__Task instructions__
Leave out the images; return the rest of the data exactly.

START Raw data

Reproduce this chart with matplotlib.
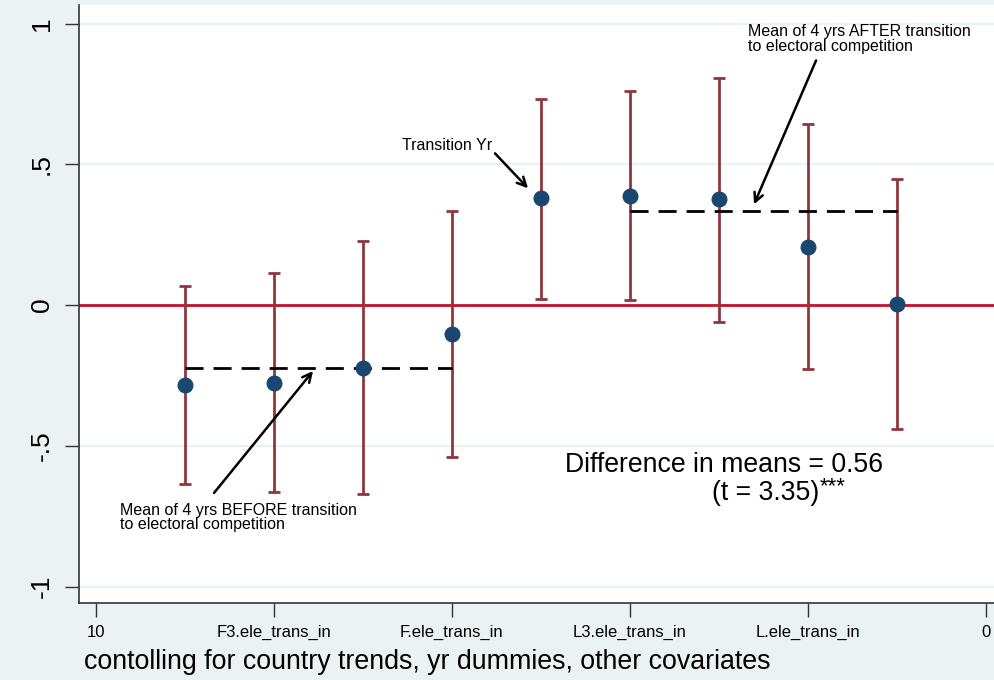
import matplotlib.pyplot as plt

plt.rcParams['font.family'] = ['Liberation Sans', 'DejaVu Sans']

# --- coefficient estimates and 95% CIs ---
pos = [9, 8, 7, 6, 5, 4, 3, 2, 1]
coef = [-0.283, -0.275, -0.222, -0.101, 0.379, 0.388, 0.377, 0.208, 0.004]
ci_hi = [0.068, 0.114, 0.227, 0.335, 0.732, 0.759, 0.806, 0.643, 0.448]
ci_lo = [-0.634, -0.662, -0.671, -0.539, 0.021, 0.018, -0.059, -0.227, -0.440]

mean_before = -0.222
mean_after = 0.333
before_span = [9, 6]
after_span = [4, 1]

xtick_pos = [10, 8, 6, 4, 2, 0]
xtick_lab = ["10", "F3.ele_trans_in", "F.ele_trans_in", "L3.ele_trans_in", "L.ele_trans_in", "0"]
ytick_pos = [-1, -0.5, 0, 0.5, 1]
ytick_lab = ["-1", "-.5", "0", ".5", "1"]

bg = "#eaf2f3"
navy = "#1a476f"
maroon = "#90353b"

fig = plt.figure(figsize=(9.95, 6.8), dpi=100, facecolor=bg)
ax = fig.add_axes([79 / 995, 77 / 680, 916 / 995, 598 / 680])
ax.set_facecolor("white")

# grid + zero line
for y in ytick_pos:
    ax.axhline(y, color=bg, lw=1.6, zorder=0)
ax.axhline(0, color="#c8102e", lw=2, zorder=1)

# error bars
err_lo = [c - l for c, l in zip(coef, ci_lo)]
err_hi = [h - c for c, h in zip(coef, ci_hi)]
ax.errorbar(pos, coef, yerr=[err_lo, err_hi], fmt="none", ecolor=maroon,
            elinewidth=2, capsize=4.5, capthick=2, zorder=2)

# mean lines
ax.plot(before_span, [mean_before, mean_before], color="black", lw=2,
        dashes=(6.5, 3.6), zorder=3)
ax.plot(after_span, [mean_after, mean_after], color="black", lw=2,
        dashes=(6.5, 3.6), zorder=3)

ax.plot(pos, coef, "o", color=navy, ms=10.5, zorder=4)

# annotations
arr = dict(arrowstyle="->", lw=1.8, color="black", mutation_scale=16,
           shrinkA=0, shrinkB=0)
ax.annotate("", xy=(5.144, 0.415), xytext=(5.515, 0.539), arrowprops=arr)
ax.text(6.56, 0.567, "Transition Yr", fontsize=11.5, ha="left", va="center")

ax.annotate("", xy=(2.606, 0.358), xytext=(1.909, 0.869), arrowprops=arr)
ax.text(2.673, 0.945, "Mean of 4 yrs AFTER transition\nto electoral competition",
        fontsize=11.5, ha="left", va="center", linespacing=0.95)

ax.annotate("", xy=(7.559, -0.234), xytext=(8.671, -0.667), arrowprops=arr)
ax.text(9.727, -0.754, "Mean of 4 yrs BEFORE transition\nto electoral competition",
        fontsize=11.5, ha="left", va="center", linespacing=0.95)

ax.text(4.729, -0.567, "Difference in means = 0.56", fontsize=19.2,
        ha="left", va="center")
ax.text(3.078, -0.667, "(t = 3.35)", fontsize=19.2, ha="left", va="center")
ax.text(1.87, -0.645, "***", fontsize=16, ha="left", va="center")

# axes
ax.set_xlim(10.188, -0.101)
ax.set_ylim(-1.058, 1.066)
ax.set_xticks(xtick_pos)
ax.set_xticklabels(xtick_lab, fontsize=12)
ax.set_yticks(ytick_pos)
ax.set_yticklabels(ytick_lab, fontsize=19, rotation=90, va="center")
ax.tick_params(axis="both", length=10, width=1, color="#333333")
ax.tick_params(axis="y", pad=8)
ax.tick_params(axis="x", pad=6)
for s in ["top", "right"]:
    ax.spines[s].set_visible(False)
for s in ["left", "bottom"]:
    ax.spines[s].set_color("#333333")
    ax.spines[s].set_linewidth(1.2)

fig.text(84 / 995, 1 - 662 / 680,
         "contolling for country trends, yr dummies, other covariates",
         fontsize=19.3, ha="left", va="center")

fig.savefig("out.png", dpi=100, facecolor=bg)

END Raw data

__Completed exercise__
Reproduce this chart with matplotlib.
import matplotlib.pyplot as plt

plt.rcParams['font.family'] = ['Liberation Sans', 'DejaVu Sans']

# --- coefficient estimates and 95% CIs ---
pos = [9, 8, 7, 6, 5, 4, 3, 2, 1]
coef = [-0.283, -0.275, -0.222, -0.101, 0.379, 0.388, 0.377, 0.208, 0.004]
ci_hi = [0.068, 0.114, 0.227, 0.335, 0.732, 0.759, 0.806, 0.643, 0.448]
ci_lo = [-0.634, -0.662, -0.671, -0.539, 0.021, 0.018, -0.059, -0.227, -0.440]

mean_before = -0.222
mean_after = 0.333
before_span = [9, 6]
after_span = [4, 1]

xtick_pos = [10, 8, 6, 4, 2, 0]
xtick_lab = ["10", "F3.ele_trans_in", "F.ele_trans_in", "L3.ele_trans_in", "L.ele_trans_in", "0"]
ytick_pos = [-1, -0.5, 0, 0.5, 1]
ytick_lab = ["-1", "-.5", "0", ".5", "1"]

bg = "#eaf2f3"
navy = "#1a476f"
maroon = "#90353b"

fig = plt.figure(figsize=(9.95, 6.8), dpi=100, facecolor=bg)
ax = fig.add_axes([79 / 995, 77 / 680, 916 / 995, 598 / 680])
ax.set_facecolor("white")

# grid + zero line
for y in ytick_pos:
    ax.axhline(y, color=bg, lw=1.6, zorder=0)
ax.axhline(0, color="#c8102e", lw=2, zorder=1)

# error bars
err_lo = [c - l for c, l in zip(coef, ci_lo)]
err_hi = [h - c for c, h in zip(coef, ci_hi)]
ax.errorbar(pos, coef, yerr=[err_lo, err_hi], fmt="none", ecolor=maroon,
            elinewidth=2, capsize=4.5, capthick=2, zorder=2)

# mean lines
ax.plot(before_span, [mean_before, mean_before], color="black", lw=2,
        dashes=(6.5, 3.6), zorder=3)
ax.plot(after_span, [mean_after, mean_after], color="black", lw=2,
        dashes=(6.5, 3.6), zorder=3)

ax.plot(pos, coef, "o", color=navy, ms=10.5, zorder=4)

# annotations
arr = dict(arrowstyle="->", lw=1.8, color="black", mutation_scale=16,
           shrinkA=0, shrinkB=0)
ax.annotate("", xy=(5.144, 0.415), xytext=(5.515, 0.539), arrowprops=arr)
ax.text(6.56, 0.567, "Transition Yr", fontsize=11.5, ha="left", va="center")

ax.annotate("", xy=(2.606, 0.358), xytext=(1.909, 0.869), arrowprops=arr)
ax.text(2.673, 0.945, "Mean of 4 yrs AFTER transition\nto electoral competition",
        fontsize=11.5, ha="left", va="center", linespacing=0.95)

ax.annotate("", xy=(7.559, -0.234), xytext=(8.671, -0.667), arrowprops=arr)
ax.text(9.727, -0.754, "Mean of 4 yrs BEFORE transition\nto electoral competition",
        fontsize=11.5, ha="left", va="center", linespacing=0.95)

ax.text(4.729, -0.567, "Difference in means = 0.56", fontsize=19.2,
        ha="left", va="center")
ax.text(3.078, -0.667, "(t = 3.35)", fontsize=19.2, ha="left", va="center")
ax.text(1.87, -0.645, "***", fontsize=16, ha="left", va="center")

# axes
ax.set_xlim(10.188, -0.101)
ax.set_ylim(-1.058, 1.066)
ax.set_xticks(xtick_pos)
ax.set_xticklabels(xtick_lab, fontsize=12)
ax.set_yticks(ytick_pos)
ax.set_yticklabels(ytick_lab, fontsize=19, rotation=90, va="center")
ax.tick_params(axis="both", length=10, width=1, color="#333333")
ax.tick_params(axis="y", pad=8)
ax.tick_params(axis="x", pad=6)
for s in ["top", "right"]:
    ax.spines[s].set_visible(False)
for s in ["left", "bottom"]:
    ax.spines[s].set_color("#333333")
    ax.spines[s].set_linewidth(1.2)

fig.text(84 / 995, 1 - 662 / 680,
         "contolling for country trends, yr dummies, other covariates",
         fontsize=19.3, ha="left", va="center")

fig.savefig("out.png", dpi=100, facecolor=bg)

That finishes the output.